-- START RECORDS FOR THE TASK --

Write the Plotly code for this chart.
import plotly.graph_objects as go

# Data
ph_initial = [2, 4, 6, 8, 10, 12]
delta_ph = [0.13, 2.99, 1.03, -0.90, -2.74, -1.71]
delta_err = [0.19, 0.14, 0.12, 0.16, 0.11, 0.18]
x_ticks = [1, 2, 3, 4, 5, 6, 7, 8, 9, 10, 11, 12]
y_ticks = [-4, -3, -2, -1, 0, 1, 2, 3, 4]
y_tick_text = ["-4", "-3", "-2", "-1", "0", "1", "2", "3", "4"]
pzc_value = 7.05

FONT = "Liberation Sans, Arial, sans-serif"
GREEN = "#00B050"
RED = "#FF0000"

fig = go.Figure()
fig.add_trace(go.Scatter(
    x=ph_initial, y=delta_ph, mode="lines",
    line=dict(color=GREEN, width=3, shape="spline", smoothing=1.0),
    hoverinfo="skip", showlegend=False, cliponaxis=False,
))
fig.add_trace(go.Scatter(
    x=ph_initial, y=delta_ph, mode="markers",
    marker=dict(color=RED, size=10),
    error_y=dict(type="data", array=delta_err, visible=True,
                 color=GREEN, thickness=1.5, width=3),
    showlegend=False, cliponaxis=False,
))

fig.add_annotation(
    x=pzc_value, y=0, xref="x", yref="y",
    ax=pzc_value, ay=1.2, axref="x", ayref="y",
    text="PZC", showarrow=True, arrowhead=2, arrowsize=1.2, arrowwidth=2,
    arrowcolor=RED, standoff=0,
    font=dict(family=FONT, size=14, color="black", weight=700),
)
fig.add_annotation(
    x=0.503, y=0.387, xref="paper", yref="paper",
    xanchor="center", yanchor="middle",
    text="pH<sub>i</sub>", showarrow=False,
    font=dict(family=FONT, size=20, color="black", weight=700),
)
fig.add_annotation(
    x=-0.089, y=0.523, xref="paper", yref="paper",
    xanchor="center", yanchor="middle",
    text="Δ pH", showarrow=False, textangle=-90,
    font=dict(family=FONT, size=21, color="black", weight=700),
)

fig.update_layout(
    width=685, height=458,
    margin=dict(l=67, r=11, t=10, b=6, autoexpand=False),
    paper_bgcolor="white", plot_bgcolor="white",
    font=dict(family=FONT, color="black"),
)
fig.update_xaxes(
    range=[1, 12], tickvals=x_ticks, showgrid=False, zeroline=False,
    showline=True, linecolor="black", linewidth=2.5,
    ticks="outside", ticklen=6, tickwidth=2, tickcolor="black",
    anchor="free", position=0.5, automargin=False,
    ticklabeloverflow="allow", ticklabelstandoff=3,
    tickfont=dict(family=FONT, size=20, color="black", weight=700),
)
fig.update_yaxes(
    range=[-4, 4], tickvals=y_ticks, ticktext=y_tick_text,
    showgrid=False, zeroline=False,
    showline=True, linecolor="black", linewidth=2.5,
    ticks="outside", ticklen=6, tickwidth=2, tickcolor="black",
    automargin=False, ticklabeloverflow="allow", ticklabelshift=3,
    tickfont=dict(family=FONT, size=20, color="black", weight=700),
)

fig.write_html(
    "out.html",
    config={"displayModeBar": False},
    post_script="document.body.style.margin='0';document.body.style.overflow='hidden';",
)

-- END RECORDS FOR THE TASK --
-- START RECORDS FOR THE TASK --

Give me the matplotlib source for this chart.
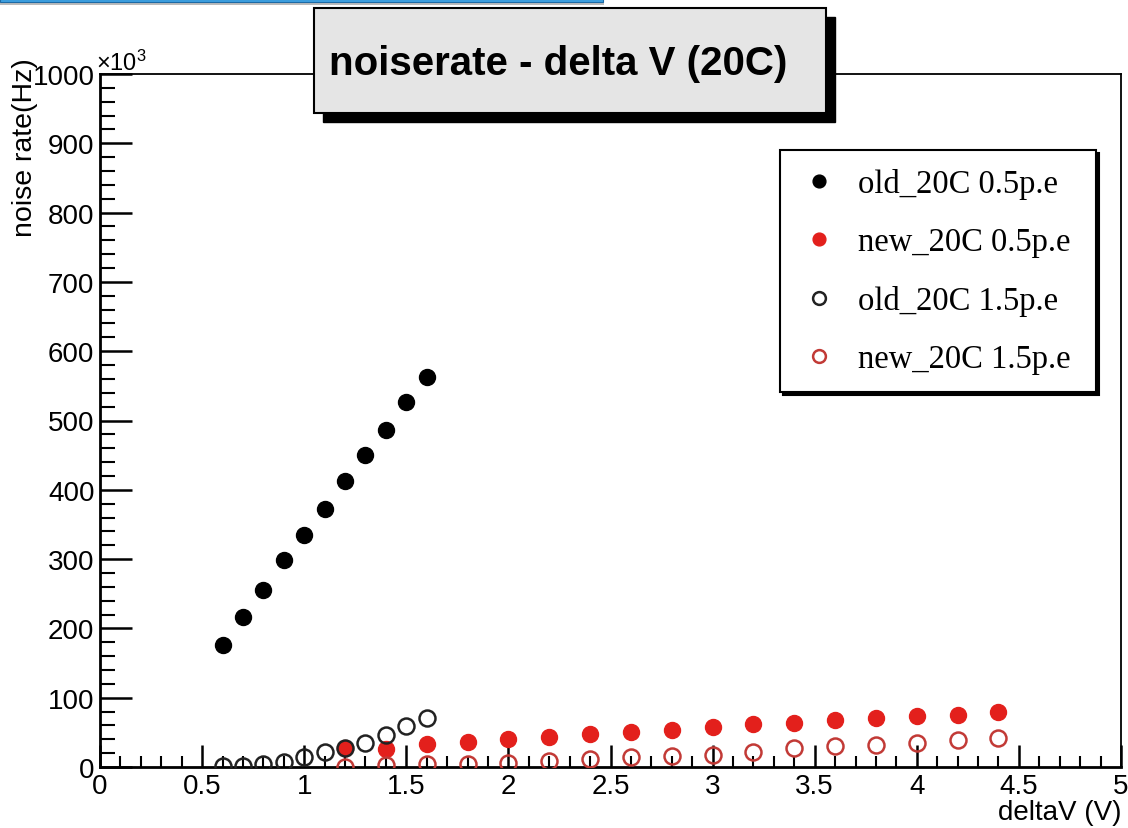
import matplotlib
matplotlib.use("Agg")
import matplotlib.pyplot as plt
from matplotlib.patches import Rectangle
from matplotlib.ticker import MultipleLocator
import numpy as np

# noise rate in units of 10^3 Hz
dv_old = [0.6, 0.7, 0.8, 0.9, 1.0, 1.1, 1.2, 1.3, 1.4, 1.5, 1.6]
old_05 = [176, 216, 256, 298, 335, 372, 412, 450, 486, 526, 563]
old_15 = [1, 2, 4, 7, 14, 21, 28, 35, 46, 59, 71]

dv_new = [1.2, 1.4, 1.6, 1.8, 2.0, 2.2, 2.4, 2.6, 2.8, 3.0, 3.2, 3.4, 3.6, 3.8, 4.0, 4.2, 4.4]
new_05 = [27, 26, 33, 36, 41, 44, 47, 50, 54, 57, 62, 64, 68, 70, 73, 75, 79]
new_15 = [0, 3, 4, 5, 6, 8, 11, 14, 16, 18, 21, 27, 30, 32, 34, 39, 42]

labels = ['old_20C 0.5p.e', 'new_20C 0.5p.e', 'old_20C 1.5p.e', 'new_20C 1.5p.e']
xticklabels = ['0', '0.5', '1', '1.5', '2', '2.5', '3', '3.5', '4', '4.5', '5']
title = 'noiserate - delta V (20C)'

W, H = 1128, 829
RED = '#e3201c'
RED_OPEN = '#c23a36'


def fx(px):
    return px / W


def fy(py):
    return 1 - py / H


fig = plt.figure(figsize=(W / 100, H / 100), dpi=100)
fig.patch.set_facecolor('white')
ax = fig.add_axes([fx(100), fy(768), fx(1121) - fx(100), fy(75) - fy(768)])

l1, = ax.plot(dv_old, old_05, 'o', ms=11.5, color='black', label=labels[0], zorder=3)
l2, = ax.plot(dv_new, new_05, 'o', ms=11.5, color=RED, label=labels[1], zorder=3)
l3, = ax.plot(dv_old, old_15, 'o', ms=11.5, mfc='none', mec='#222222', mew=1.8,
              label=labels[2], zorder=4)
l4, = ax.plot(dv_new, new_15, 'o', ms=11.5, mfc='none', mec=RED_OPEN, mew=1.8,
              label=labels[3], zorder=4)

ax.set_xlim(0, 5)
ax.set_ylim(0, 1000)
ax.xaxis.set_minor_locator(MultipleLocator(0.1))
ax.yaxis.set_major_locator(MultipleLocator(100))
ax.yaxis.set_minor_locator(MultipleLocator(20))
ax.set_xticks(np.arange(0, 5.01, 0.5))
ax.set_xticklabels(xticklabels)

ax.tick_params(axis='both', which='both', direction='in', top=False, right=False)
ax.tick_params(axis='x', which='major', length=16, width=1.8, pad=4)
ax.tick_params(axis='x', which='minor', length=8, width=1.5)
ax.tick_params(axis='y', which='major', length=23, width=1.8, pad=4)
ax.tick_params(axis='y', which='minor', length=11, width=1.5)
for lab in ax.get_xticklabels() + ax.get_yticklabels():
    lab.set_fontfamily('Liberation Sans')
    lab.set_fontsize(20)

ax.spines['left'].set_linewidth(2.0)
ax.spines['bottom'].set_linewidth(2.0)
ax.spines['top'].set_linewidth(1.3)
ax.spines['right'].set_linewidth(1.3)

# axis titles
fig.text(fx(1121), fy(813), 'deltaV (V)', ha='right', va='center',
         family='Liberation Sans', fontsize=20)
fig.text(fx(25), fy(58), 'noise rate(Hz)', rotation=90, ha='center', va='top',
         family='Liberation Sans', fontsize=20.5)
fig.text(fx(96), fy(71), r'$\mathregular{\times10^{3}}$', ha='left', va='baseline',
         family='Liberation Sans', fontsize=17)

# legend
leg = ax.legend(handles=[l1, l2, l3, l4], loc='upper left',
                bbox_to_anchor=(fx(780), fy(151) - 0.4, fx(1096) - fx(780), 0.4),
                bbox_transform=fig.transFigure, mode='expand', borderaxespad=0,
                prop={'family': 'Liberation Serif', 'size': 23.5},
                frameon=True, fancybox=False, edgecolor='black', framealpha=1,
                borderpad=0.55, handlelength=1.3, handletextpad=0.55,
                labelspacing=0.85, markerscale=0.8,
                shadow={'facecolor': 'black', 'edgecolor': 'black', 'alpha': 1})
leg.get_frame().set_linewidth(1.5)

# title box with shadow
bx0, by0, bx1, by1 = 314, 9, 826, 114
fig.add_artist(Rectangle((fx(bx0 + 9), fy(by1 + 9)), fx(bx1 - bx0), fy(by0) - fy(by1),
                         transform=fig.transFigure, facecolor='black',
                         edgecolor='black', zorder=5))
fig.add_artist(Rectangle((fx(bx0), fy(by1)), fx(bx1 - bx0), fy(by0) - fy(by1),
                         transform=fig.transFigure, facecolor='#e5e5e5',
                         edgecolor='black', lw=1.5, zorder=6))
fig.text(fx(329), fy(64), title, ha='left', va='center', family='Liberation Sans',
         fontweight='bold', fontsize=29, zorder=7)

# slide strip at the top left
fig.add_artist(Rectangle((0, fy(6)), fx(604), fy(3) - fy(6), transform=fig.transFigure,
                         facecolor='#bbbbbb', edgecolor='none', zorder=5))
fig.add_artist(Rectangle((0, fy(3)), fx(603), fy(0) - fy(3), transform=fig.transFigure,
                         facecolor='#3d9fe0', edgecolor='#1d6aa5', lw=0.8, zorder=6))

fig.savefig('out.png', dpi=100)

-- END RECORDS FOR THE TASK --

## WHAT YOU ARE ASKED TO DO
Set down nothing but the lines from the one holding "Give me the matplotlib source for this chart." through the one holding "ax = fig.add_axes([fx(100), fy(768), fx(1121)", both included, exactly as they appear; any picture is left out.

## ANSWER TO THIS PROBLEM
Give me the matplotlib source for this chart.
import matplotlib
matplotlib.use("Agg")
import matplotlib.pyplot as plt
from matplotlib.patches import Rectangle
from matplotlib.ticker import MultipleLocator
import numpy as np

# noise rate in units of 10^3 Hz
dv_old = [0.6, 0.7, 0.8, 0.9, 1.0, 1.1, 1.2, 1.3, 1.4, 1.5, 1.6]
old_05 = [176, 216, 256, 298, 335, 372, 412, 450, 486, 526, 563]
old_15 = [1, 2, 4, 7, 14, 21, 28, 35, 46, 59, 71]

dv_new = [1.2, 1.4, 1.6, 1.8, 2.0, 2.2, 2.4, 2.6, 2.8, 3.0, 3.2, 3.4, 3.6, 3.8, 4.0, 4.2, 4.4]
new_05 = [27, 26, 33, 36, 41, 44, 47, 50, 54, 57, 62, 64, 68, 70, 73, 75, 79]
new_15 = [0, 3, 4, 5, 6, 8, 11, 14, 16, 18, 21, 27, 30, 32, 34, 39, 42]

labels = ['old_20C 0.5p.e', 'new_20C 0.5p.e', 'old_20C 1.5p.e', 'new_20C 1.5p.e']
xticklabels = ['0', '0.5', '1', '1.5', '2', '2.5', '3', '3.5', '4', '4.5', '5']
title = 'noiserate - delta V (20C)'

W, H = 1128, 829
RED = '#e3201c'
RED_OPEN = '#c23a36'


def fx(px):
    return px / W


def fy(py):
    return 1 - py / H


fig = plt.figure(figsize=(W / 100, H / 100), dpi=100)
fig.patch.set_facecolor('white')
ax = fig.add_axes([fx(100), fy(768), fx(1121) - fx(100), fy(75) - fy(768)])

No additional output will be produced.